By CAROL GORGA WILLIAMS
The relationship between the police department and some civilians is not as easy one which may explain the need for the Asbury Park civilian review exploratory committee to seek more time before finalizing its report.
The City Council on Nov. 22 took initial steps to empower such a committee giving it 180 days to complete its work, which was to follow the work of the earlier Equity Committee. The empowering resolution left open the possibility that members would need more than 180 days.
The council recently approved an extension of time through the end of the year. Again, there is a room for another extension that could be sought and granted.
The council unanimously approved a resolution to appoint a 12-person board – with preference going to former members of the Equity Committee – to serve up to 180 days or longer to determine how to create a board in the city. Residents who wished to serve on this advisory committee were encouraged to submit their applications to the clerk’s office.

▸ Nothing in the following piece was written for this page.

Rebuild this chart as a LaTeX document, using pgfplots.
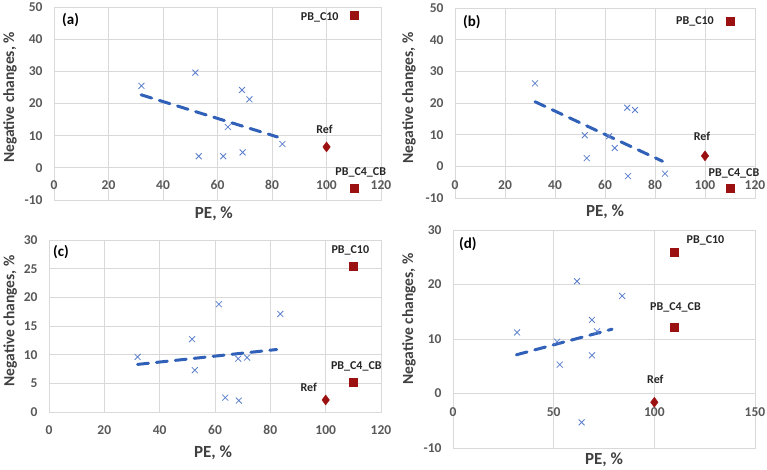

According to the resolution council members authorized the creation of an ad hoc advisory committee – to be called the CC Exploratory Committee “to study and review the potential creation of a civilian complaint review board or similar type of police oversight board or committee to promote transparency, accountability and public confidence in the police disciplinary process.” The phrase “ad hoc” comes from the Latin meaning “for this” and has come to mean “use for a specific immediate problem or need.”
This committee essentially builds on the work of the city’s Equity Committee which in April 2020 was authorized to review police policies and procedures, and one year later issued a six-page report including eight recommendations; the first recommendation was to create a civilian review board.
“During the course of the Equity Committee’s work, it became clear to the committee that there exists issues of trust between the community and the Asbury Park Police Department,” the city resolution said.
Further, “the Equity Committee recognized race and policing is a sensitive issue that must be addressed for the long-term health and well being of the city.”
City officials said creating a civilian review board “would serve to foster transparency and transparency in policing practices and policies which in term would help to promote positive relations between the police and the local communities they serve.” The Equity Committee reports notes that credibility issues are most acute among the residents of the southwestern section of the city, and the police, where crime is higher than in other areas.